* **GIVEN PROBLEM**
Your task is to reproduce, verbatim and without pictures, the lines from the opening of the listing through the line containing "return 1 - y / H".

* **DATASET SECTION**
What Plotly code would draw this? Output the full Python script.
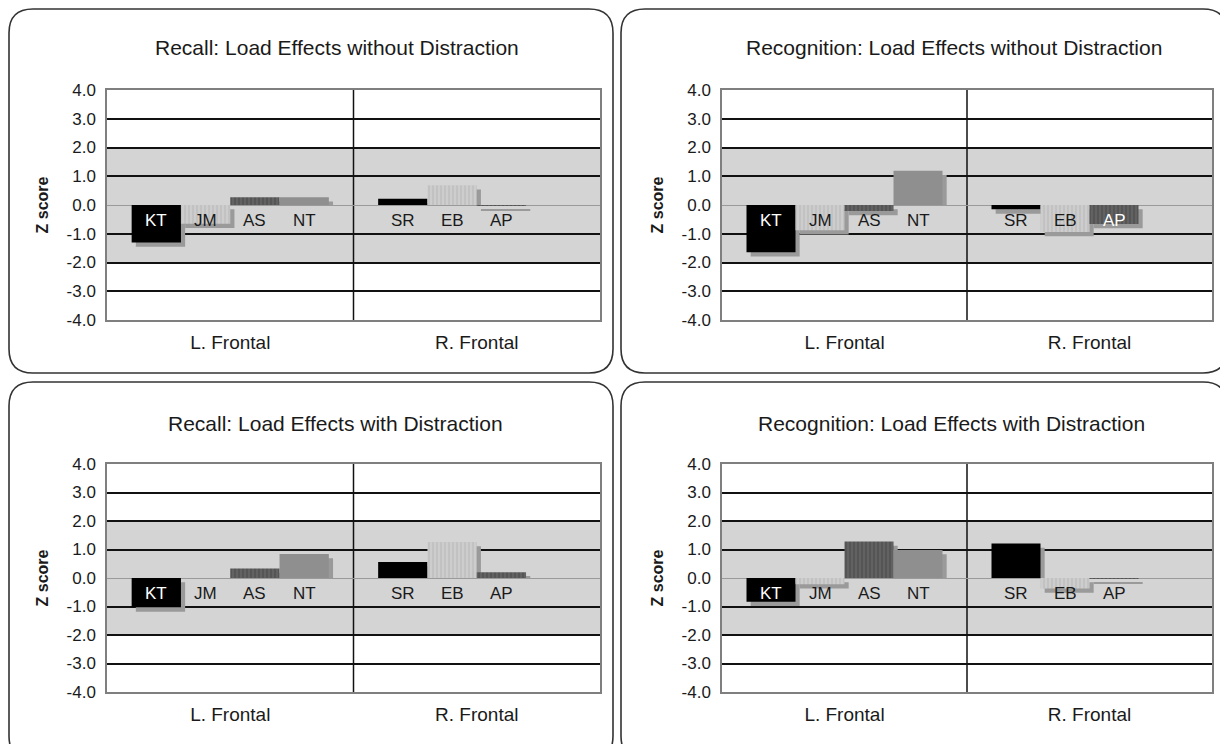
import plotly.graph_objects as go

# ---------------- data ----------------
regions = ["L. Frontal", "R. Frontal"]
left_patients = ["KT", "JM", "AS", "NT"]
right_patients = ["SR", "EB", "AP", None]

titles = [
    "Recall: Load Effects without Distraction",
    "Recognition: Load Effects without Distraction",
    "Recall: Load Effects with Distraction",
    "Recognition: Load Effects with Distraction",
]

# Z scores, slot order (KT/SR, JM/EB, AS/AP, NT/-)
recall_nodist_left = [-1.30, -0.65, 0.27, 0.27]
recall_nodist_right = [0.22, 0.69, -0.03, None]
recog_nodist_left = [-1.64, -0.88, -0.21, 1.19]
recog_nodist_right = [-0.15, -0.94, -0.66, None]
recall_dist_left = [-1.03, 0.0, 0.33, 0.84]
recall_dist_right = [0.56, 1.26, 0.20, None]
recog_dist_left = [-0.83, -0.22, 1.28, 0.98]
recog_dist_right = [1.21, -0.37, -0.03, None]

ytick_vals = [-4, -3, -2, -1, 0, 1, 2, 3, 4]
ytick_text = ["-4.0", "-3.0", "-2.0", "-1.0", "0.0", "1.0", "2.0", "3.0", "4.0"]
y_title = "Z score"

panels = [
    (recall_nodist_left, recall_nodist_right),
    (recog_nodist_left, recog_nodist_right),
    (recall_dist_left, recall_dist_right),
    (recog_dist_left, recog_dist_right),
]

# ---------------- styling ----------------
W, H = 1220, 744
FONT = "Liberation Sans, Arial, Helvetica, sans-serif"
slot_colors = ["#000000", "#cdcdcd", "#555555", "#8f8f8f"]
slot_pattern = ["", "|", "|", ""]
slot_pattern_fg = ["#000000", "#a8a8a8", "#808080", "#8f8f8f"]
shadow_color = "#9a9a9a"
band_color = "#d4d4d4"

# plot areas in pixels: (left, top, right, bottom)
areas = [
    (107, 90, 600, 320),
    (722, 90, 1212, 320),
    (107, 464, 600, 692),
    (722, 464, 1212, 692),
]
# frames in pixels
frames = [
    (9, 9, 613, 373),
    (621, 9, 1227, 373),
    (9, 382, 613, 760),
    (621, 382, 1227, 760),
]
title_pos = [(337, 47), (954, 47), (335, 423), (951, 423)]

SLOT_W = 0.2
SH_DX = 0.017
SH_DY = 0.15


def px(x):
    return x / W


def py(y):
    return 1 - y / H


def rounded_path(x0, y0, x1, y1, r):
    return (
        f"M {px(x0 + r)},{py(y0)} L {px(x1 - r)},{py(y0)} "
        f"Q {px(x1)},{py(y0)} {px(x1)},{py(y0 + r)} "
        f"L {px(x1)},{py(y1 - r)} Q {px(x1)},{py(y1)} {px(x1 - r)},{py(y1)} "
        f"L {px(x0 + r)},{py(y1)} Q {px(x0)},{py(y1)} {px(x0)},{py(y1 - r)} "
        f"L {px(x0)},{py(y0 + r)} Q {px(x0)},{py(y0)} {px(x0 + r)},{py(y0)} Z"
    )


fig = go.Figure()
shapes = []
annotations = []
layout = {}

for k, (lvals, rvals) in enumerate(panels):
    n = k + 1
    xa = "x" if n == 1 else f"x{n}"
    ya = "y" if n == 1 else f"y{n}"
    xkey = "xaxis" if n == 1 else f"xaxis{n}"
    ykey = "yaxis" if n == 1 else f"yaxis{n}"
    l, t, r, b = areas[k]

    # shadows
    for i in range(4):
        vals = [lvals[i], rvals[i]]
        sh_y, sh_base = [], []
        for v in vals:
            if v is None or v == 0:
                sh_y.append(None)
                sh_base.append(0)
            elif v < 0:
                sh_y.append(v)
                sh_base.append(-SH_DY)
            else:
                sh_y.append(max(v - SH_DY, 0))
                sh_base.append(0)
        fig.add_trace(go.Bar(
            x=regions, y=sh_y, base=sh_base,
            offset=-0.4 + SLOT_W * i + SH_DX, width=SLOT_W,
            marker=dict(color=shadow_color, line=dict(width=0)),
            xaxis=xa, yaxis=ya, hoverinfo="skip", showlegend=False,
        ))
    # bars
    for i in range(4):
        vals = [lvals[i], rvals[i]]
        marker = dict(color=slot_colors[i], line=dict(width=0))
        if slot_pattern[i]:
            marker["pattern"] = dict(shape=slot_pattern[i], fgcolor=slot_pattern_fg[i],
                                     bgcolor=slot_colors[i], size=4, solidity=0.3)
        fig.add_trace(go.Bar(
            x=regions, y=vals,
            offset=-0.4 + SLOT_W * i, width=SLOT_W,
            marker=marker, xaxis=xa, yaxis=ya, showlegend=False,
        ))
    # patient labels
    for ri, (names, vals) in enumerate([(left_patients, lvals), (right_patients, rvals)]):
        for i, name in enumerate(names):
            if name is None:
                continue
            v = vals[i]
            dark = i in (0, 2) and v is not None and v < -0.6
            annotations.append(dict(
                x=ri - 0.4 + SLOT_W * i + SLOT_W / 2, y=-0.55, xref=xa, yref=ya,
                text=name, showarrow=False,
                font=dict(family=FONT, size=17, color="#ffffff" if dark else "#1a1a1a"),
            ))

    # band -2..2
    shapes.append(dict(type="rect", xref=f"{xa} domain", yref=ya, x0=0, x1=1, y0=-2, y1=2,
                       fillcolor=band_color, line=dict(width=0), layer="below"))
    # divider between regions
    shapes.append(dict(type="line", xref=xa, yref=f"{ya} domain", x0=0.5, x1=0.5, y0=0, y1=1,
                       line=dict(color="#111111", width=1.5), layer="below"))
    # frame
    fx0, fy0, fx1, fy1 = frames[k]
    shapes.append(dict(type="path", xref="paper", yref="paper",
                       path=rounded_path(fx0, fy0, fx1, fy1, 24),
                       line=dict(color="#333333", width=1.6), layer="above"))
    # title
    tx, ty = title_pos[k]
    annotations.append(dict(
        x=px(tx), y=py(ty), xref="paper", yref="paper",
        text=titles[k], showarrow=False, xanchor="center", yanchor="middle",
        font=dict(family=FONT, size=21, color="#1a1a1a"),
    ))

    layout[xkey] = dict(
        domain=[px(l), px(r)], anchor=ya, range=[-0.5, 1.5],
        showgrid=False, zeroline=False, showline=True, mirror=True,
        linecolor="#7f7f7f", linewidth=1.5, ticks="",
        tickfont=dict(family=FONT, size=19, color="#1a1a1a"),
        ticklabelstandoff=4, fixedrange=True,
    )
    layout[ykey] = dict(
        domain=[py(b), py(t)], anchor=xa, range=[-4, 4],
        tickvals=ytick_vals, ticktext=ytick_text,
        showgrid=True, gridcolor="#111111", gridwidth=1.8,
        zeroline=True, zerolinecolor="#9a9a9a", zerolinewidth=1,
        showline=True, mirror=True, linecolor="#7f7f7f", linewidth=1.5,
        ticks="", tickfont=dict(family=FONT, size=17, color="#1a1a1a"),
        ticklabelstandoff=6,
        title=dict(text=f"<b>{y_title}</b>", font=dict(family=FONT, size=16, color="#1a1a1a"),
                   standoff=14),
        fixedrange=True,
    )

fig.update_layout(
    width=W, height=H, margin=dict(l=0, r=0, t=0, b=0, autoexpand=False),
    paper_bgcolor="#ffffff", plot_bgcolor="#ffffff",
    barmode="overlay", showlegend=False,
    shapes=shapes, annotations=annotations,
    font=dict(family=FONT),
    **layout,
)

fig.write_html("out.html", config={"displayModeBar": False},
               post_script="document.body.style.margin='0';")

* **FULL ANSWER**
What Plotly code would draw this? Output the full Python script.
import plotly.graph_objects as go

# ---------------- data ----------------
regions = ["L. Frontal", "R. Frontal"]
left_patients = ["KT", "JM", "AS", "NT"]
right_patients = ["SR", "EB", "AP", None]

titles = [
    "Recall: Load Effects without Distraction",
    "Recognition: Load Effects without Distraction",
    "Recall: Load Effects with Distraction",
    "Recognition: Load Effects with Distraction",
]

# Z scores, slot order (KT/SR, JM/EB, AS/AP, NT/-)
recall_nodist_left = [-1.30, -0.65, 0.27, 0.27]
recall_nodist_right = [0.22, 0.69, -0.03, None]
recog_nodist_left = [-1.64, -0.88, -0.21, 1.19]
recog_nodist_right = [-0.15, -0.94, -0.66, None]
recall_dist_left = [-1.03, 0.0, 0.33, 0.84]
recall_dist_right = [0.56, 1.26, 0.20, None]
recog_dist_left = [-0.83, -0.22, 1.28, 0.98]
recog_dist_right = [1.21, -0.37, -0.03, None]

ytick_vals = [-4, -3, -2, -1, 0, 1, 2, 3, 4]
ytick_text = ["-4.0", "-3.0", "-2.0", "-1.0", "0.0", "1.0", "2.0", "3.0", "4.0"]
y_title = "Z score"

panels = [
    (recall_nodist_left, recall_nodist_right),
    (recog_nodist_left, recog_nodist_right),
    (recall_dist_left, recall_dist_right),
    (recog_dist_left, recog_dist_right),
]

# ---------------- styling ----------------
W, H = 1220, 744
FONT = "Liberation Sans, Arial, Helvetica, sans-serif"
slot_colors = ["#000000", "#cdcdcd", "#555555", "#8f8f8f"]
slot_pattern = ["", "|", "|", ""]
slot_pattern_fg = ["#000000", "#a8a8a8", "#808080", "#8f8f8f"]
shadow_color = "#9a9a9a"
band_color = "#d4d4d4"

# plot areas in pixels: (left, top, right, bottom)
areas = [
    (107, 90, 600, 320),
    (722, 90, 1212, 320),
    (107, 464, 600, 692),
    (722, 464, 1212, 692),
]
# frames in pixels
frames = [
    (9, 9, 613, 373),
    (621, 9, 1227, 373),
    (9, 382, 613, 760),
    (621, 382, 1227, 760),
]
title_pos = [(337, 47), (954, 47), (335, 423), (951, 423)]

SLOT_W = 0.2
SH_DX = 0.017
SH_DY = 0.15


def px(x):
    return x / W


def py(y):
    return 1 - y / H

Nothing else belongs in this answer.